DATA PROVIDED
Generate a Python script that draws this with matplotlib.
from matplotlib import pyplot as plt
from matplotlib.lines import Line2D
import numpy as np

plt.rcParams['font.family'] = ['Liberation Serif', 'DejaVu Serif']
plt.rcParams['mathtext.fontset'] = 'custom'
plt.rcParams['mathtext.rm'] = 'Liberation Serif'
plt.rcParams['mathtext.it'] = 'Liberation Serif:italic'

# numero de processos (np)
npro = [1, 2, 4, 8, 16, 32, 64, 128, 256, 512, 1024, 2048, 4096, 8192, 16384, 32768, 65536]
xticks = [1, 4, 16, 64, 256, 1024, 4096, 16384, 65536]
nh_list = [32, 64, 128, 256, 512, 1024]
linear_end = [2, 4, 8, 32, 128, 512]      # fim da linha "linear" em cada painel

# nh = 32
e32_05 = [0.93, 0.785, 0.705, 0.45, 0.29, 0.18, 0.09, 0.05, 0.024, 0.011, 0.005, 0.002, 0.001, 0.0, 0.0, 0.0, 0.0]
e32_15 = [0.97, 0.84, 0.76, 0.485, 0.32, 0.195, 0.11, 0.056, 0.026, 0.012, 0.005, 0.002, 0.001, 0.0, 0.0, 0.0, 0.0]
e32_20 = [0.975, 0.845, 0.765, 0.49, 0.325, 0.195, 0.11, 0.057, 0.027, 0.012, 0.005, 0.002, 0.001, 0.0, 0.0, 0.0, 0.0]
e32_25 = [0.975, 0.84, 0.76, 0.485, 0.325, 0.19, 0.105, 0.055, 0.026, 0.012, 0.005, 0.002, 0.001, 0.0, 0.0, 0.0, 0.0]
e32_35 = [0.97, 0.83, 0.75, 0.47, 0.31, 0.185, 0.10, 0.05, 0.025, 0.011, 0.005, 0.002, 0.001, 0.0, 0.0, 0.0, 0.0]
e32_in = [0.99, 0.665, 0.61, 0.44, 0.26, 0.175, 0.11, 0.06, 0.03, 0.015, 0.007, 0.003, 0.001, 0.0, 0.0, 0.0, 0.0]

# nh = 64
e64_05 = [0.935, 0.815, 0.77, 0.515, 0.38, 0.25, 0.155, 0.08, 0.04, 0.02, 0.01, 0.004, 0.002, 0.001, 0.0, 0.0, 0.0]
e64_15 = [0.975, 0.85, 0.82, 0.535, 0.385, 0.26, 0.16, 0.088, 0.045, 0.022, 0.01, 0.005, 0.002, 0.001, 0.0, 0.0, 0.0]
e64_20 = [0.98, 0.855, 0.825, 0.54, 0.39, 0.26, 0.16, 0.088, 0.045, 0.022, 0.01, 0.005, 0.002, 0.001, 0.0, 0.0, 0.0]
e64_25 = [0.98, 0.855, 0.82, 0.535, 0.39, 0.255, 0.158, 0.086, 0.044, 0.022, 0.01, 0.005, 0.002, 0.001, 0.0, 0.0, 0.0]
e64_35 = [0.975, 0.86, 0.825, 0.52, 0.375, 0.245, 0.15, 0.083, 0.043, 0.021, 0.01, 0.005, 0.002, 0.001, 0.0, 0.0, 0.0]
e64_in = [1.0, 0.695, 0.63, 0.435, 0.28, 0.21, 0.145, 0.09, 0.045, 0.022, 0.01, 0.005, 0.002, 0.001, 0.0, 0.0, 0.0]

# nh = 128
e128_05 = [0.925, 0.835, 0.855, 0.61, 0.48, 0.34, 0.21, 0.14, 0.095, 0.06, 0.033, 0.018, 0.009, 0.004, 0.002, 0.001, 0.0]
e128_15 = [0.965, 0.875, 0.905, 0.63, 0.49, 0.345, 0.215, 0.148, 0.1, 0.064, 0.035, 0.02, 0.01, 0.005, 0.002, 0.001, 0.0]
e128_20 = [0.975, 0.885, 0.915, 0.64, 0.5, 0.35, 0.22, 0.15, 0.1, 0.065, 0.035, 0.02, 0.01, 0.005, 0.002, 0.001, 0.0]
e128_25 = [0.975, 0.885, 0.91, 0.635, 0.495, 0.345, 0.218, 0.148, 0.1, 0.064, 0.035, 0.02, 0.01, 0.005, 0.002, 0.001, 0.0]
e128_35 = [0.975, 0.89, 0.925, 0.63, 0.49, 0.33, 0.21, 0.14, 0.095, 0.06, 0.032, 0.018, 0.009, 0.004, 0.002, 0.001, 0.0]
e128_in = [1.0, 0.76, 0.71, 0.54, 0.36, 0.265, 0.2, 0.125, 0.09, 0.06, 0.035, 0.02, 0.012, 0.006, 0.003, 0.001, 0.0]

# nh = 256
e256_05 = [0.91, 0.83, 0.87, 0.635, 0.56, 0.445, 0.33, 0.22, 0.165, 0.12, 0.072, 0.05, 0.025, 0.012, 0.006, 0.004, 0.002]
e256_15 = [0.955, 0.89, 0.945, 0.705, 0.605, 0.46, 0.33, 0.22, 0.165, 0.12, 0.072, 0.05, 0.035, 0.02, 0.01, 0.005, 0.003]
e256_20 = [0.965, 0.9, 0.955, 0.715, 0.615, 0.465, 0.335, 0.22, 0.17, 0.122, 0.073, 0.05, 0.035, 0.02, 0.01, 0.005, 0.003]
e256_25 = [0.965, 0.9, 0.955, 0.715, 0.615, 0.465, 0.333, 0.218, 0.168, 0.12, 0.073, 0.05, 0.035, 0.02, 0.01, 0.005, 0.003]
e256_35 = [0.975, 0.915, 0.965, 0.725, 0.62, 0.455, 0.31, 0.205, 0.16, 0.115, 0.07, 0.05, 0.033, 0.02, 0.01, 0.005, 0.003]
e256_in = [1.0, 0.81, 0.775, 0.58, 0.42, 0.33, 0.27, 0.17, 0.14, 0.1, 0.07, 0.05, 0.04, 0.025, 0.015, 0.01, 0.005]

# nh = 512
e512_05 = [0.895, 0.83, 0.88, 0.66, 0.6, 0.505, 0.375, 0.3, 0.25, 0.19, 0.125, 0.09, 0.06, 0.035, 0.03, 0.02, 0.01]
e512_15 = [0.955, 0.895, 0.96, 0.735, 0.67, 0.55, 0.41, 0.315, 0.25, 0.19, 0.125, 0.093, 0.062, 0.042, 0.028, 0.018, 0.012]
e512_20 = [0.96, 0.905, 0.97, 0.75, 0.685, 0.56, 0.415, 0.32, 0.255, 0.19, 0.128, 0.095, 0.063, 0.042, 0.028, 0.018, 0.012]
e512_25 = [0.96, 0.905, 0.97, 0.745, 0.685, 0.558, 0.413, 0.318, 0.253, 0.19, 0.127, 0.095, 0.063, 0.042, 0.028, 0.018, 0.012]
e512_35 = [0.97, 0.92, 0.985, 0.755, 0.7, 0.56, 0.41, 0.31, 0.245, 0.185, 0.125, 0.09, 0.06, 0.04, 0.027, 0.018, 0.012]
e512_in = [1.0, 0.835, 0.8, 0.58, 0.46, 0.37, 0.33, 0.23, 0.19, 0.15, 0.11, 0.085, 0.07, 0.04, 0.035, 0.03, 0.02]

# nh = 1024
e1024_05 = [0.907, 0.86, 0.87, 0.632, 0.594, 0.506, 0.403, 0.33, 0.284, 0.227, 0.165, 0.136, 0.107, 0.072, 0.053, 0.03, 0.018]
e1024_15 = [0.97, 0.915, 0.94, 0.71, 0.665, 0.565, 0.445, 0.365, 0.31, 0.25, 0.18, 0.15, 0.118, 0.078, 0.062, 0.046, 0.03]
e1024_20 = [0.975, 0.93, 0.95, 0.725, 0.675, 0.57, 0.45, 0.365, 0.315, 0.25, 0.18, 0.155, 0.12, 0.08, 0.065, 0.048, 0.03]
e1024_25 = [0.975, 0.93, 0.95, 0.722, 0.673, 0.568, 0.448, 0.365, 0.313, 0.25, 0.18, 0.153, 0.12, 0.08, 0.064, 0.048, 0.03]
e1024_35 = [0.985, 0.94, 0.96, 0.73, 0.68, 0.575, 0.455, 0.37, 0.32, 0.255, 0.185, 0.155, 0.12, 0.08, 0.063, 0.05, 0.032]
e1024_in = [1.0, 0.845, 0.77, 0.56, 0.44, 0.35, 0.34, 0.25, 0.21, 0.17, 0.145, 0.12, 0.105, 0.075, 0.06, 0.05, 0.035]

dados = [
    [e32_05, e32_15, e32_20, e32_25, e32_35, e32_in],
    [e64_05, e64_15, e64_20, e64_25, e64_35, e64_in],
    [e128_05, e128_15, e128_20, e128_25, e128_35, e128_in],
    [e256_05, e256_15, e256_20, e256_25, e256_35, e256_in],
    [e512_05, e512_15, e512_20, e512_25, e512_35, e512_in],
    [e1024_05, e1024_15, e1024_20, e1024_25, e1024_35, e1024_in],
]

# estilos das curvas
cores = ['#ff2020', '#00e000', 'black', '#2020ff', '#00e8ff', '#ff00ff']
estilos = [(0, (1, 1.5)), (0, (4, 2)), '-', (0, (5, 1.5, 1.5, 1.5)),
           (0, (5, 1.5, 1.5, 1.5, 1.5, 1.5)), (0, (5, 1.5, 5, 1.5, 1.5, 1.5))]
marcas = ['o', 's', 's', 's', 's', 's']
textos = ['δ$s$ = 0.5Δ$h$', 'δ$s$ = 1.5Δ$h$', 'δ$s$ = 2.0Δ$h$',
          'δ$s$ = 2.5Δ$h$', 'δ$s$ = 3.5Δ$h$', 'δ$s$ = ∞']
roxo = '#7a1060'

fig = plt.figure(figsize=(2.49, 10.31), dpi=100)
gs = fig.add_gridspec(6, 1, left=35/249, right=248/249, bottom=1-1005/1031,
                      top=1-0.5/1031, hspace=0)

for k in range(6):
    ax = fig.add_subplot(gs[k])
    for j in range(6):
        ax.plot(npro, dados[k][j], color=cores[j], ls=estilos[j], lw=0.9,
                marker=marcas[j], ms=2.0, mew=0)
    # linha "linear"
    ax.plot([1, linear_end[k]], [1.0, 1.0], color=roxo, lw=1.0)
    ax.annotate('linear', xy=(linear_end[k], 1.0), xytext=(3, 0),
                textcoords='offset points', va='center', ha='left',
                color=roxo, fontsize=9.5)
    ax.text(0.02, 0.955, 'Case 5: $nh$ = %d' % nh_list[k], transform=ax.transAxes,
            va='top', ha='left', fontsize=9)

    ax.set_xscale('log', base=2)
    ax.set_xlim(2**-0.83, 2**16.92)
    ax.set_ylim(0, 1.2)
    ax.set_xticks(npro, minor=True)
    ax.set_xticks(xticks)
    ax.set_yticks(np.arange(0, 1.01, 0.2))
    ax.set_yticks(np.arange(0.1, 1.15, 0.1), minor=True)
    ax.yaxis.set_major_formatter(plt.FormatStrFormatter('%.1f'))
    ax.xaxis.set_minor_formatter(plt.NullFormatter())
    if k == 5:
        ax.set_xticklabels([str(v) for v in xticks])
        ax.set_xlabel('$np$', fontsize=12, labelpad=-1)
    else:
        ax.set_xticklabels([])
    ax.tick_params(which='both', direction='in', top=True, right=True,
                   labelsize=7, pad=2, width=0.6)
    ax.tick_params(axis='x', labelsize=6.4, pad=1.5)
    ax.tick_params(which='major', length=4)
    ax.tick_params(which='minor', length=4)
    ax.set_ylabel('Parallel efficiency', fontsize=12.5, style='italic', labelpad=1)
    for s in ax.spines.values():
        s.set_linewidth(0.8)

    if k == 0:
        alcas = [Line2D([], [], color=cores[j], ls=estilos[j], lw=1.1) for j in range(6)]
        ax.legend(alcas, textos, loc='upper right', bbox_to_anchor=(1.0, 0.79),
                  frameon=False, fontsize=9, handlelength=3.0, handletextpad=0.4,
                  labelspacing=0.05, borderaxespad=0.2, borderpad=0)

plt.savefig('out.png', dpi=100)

PROBLEM REQUIREMENTS
Everything from the first line above through the line that contains "linear_end = [2, 4, 8, 32, 128, 512]" should be duplicated exactly, please, and nothing beyond it.

PROBLEM SOLUTION
Generate a Python script that draws this with matplotlib.
from matplotlib import pyplot as plt
from matplotlib.lines import Line2D
import numpy as np

plt.rcParams['font.family'] = ['Liberation Serif', 'DejaVu Serif']
plt.rcParams['mathtext.fontset'] = 'custom'
plt.rcParams['mathtext.rm'] = 'Liberation Serif'
plt.rcParams['mathtext.it'] = 'Liberation Serif:italic'

# numero de processos (np)
npro = [1, 2, 4, 8, 16, 32, 64, 128, 256, 512, 1024, 2048, 4096, 8192, 16384, 32768, 65536]
xticks = [1, 4, 16, 64, 256, 1024, 4096, 16384, 65536]
nh_list = [32, 64, 128, 256, 512, 1024]
linear_end = [2, 4, 8, 32, 128, 512]      # fim da linha "linear" em cada painel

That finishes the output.